Asset Tokenization as Financial Infrastructure
摘要
We assess Distributed Ledger Technology (DLT) as a modernization path for financial-market infrastructure (FMI)—the payment, clearing, and settlement rails that keep markets running. Drawing on recent advances in bond tokenization, the chapter maps three trends: (i) migration from manual workflows to digital, centralized platforms; (ii) a fresh move toward decentralized records via DLT; and (iii) regulatory adaptation to safeguard stability amid big-data and blockchain tools. We show that permissioned DLT raises transparency, trims settlement-cycle risk, and supports programmable asset tokenization, yet fully open networks carry operational and supervisory hazards. For bond markets, a “heterogeneous consortium” design—where selected banks and official nodes validate transactions—balances decentralization with oversight. Policy guidance is as follows.
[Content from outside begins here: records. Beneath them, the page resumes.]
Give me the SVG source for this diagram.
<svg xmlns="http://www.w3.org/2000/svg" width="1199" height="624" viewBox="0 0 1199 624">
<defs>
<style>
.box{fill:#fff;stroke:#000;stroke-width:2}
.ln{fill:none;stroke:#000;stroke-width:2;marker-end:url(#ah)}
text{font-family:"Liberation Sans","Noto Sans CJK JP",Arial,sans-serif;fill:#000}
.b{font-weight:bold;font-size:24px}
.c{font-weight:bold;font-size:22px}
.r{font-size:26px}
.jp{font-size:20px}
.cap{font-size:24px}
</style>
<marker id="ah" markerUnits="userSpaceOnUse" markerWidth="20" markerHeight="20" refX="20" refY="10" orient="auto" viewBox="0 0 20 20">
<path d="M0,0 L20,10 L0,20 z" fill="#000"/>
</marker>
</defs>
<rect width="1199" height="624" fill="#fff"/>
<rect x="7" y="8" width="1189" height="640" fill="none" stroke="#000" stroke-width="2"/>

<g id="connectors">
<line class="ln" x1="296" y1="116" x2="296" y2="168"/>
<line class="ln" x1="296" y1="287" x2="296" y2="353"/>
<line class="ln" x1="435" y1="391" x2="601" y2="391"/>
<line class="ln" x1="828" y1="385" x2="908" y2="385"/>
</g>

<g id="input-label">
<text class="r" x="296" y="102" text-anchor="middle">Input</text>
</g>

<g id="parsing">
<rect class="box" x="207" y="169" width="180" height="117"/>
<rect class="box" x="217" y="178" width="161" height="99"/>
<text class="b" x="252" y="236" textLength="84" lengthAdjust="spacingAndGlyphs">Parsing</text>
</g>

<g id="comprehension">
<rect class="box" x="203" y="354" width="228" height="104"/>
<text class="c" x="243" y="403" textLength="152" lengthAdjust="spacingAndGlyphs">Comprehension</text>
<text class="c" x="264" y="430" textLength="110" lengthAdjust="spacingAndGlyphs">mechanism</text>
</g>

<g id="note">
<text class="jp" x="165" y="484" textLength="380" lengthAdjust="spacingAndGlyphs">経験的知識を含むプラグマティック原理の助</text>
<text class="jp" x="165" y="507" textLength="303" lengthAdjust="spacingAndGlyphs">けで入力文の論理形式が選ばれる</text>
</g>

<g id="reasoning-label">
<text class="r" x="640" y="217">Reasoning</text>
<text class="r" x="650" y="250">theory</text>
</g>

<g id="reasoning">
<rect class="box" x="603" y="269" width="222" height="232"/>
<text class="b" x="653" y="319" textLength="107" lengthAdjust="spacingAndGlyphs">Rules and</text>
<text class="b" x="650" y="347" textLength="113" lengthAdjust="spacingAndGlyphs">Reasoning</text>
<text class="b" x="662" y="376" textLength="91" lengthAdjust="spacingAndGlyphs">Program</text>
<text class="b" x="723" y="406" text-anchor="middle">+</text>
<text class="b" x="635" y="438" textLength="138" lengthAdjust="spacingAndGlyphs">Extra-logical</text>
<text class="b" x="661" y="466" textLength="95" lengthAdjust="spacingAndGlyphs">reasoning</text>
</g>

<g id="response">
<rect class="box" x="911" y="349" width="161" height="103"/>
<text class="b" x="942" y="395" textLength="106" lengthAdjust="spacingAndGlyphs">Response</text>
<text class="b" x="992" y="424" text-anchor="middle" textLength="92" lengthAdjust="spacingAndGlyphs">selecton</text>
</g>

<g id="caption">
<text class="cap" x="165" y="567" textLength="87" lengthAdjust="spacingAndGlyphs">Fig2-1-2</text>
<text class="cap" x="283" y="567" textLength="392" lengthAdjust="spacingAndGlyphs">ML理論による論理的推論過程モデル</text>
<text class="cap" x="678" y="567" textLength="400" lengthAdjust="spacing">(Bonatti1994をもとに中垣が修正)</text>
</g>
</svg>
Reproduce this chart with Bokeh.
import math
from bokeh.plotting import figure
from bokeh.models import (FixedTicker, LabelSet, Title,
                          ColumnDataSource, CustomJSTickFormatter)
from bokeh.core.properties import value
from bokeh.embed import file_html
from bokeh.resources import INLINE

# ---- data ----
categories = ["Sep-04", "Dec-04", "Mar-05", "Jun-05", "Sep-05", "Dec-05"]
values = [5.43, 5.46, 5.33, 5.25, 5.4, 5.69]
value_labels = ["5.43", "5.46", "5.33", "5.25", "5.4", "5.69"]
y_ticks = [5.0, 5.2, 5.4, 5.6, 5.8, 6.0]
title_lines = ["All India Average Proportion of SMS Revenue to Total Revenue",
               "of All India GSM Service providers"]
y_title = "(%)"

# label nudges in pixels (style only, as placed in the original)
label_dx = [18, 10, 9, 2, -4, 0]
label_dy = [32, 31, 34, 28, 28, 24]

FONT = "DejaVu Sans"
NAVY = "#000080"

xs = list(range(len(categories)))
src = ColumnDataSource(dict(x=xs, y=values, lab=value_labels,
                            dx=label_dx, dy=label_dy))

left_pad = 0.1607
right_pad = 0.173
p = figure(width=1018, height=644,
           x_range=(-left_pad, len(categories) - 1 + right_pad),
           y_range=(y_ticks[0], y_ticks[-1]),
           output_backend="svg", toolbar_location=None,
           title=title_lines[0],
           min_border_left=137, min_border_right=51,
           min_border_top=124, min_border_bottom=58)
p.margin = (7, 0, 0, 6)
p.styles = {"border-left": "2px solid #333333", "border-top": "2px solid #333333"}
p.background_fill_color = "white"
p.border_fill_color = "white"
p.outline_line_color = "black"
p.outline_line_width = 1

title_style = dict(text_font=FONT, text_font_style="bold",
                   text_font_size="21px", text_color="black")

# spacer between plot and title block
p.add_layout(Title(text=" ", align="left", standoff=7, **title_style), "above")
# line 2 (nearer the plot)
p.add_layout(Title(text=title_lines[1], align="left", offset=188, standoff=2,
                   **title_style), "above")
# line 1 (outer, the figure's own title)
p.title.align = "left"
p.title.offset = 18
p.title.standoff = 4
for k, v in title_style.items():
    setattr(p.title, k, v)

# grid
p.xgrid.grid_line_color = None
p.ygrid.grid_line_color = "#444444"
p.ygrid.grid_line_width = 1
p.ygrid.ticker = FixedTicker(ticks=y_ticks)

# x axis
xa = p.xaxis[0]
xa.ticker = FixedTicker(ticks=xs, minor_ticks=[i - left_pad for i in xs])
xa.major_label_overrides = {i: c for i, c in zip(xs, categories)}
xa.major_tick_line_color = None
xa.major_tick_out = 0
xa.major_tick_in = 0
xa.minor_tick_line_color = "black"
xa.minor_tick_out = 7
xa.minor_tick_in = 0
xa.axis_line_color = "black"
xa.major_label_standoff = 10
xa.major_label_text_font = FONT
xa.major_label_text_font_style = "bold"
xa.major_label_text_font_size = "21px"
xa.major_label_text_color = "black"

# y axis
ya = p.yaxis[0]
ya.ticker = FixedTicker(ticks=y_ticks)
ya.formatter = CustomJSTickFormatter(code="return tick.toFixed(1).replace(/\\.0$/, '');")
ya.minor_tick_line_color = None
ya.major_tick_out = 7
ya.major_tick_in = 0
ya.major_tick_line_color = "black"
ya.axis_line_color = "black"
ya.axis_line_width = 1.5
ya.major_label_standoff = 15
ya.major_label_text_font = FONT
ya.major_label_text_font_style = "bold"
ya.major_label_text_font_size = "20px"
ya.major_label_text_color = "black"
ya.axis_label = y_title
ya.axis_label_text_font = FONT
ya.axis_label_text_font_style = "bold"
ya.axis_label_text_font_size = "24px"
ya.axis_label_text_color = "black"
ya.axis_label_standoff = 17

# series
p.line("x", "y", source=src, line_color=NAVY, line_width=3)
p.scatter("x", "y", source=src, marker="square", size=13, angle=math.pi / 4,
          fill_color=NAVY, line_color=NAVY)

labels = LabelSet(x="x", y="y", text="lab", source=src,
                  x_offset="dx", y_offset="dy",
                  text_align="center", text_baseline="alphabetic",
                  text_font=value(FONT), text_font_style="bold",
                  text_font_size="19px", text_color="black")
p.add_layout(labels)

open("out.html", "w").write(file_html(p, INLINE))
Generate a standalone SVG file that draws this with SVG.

First, embed bond tokenization inside existing legal frameworks to digitize assets without fracturing liquidity. Second, involve regulators and diverse intermediaries as consortium validators to maintain trust. Third, roll out cross-border DLT links incrementally, allowing standards to mature alongside technology. A stepwise strategy converts blockchain from a disruptive weapon into constructive market infrastructure, reinforcing resilience while widening access to capital.